Lastly, diversifying investments away from fossil fuel goliaths and into green energy is also likely to produce highly profitable publicity for the University. Prospective students will be drawn in by the University’s modern investment strategies as well as their truthful dedication to bettering the community. Students passionate about these types of green energy products will attract be attracted to the University’s energy conservation and environmental engineering.

As the world continues to suffer from the harmful effects of climate change, the demand for more environmental engineers is growing, and the University has the unique opportunity to educate them. While bad investment is not likely to disincentivize prospective students from attending the University, green investment can incentivize students who otherwise wouldn’t have considered Pitt. Divestment can help the University construct a narrative about how they continue to help their community — one that isn’t undermined by their involvement with environmentally harmful practices.


So, What is Pitt Doing? (The Answer: Not Much.)
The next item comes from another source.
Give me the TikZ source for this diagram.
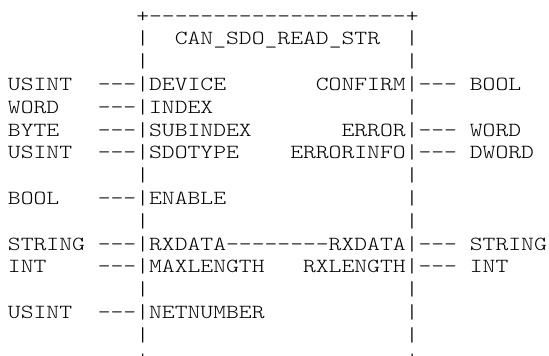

Unfortunately, the University fumbled their response to this pressure. The Ad Hoc Committee on Fossil Fuels released an out-of-touch statement given by the University that was full of vague promises and unclear goals. While the report promises that they’ve “cut investments by 45%”, the companies that they are cutting out are significant to the divestment process. For example, if Pitt invested 45% of their fossil fuel funding on smaller energy companies that aren’t as harmful as large companies, then the cut in their investment has an insignificant effect on the harms the divestment movement seeks to mitigate. Furthermore, there is a significant lack of transparency in their financial documents. The University has made no effort to translate complex banking documents that would otherwise reveal where they are keeping most of their investments. Instead, the public is forced to rely on the interpretations published by the Ad Hoc committee, which, as previously discussed, comes across as unreliable. Pitt’s current efforts towards divestment come across as lazily acquired bones that they decided to throw to the ravenous public.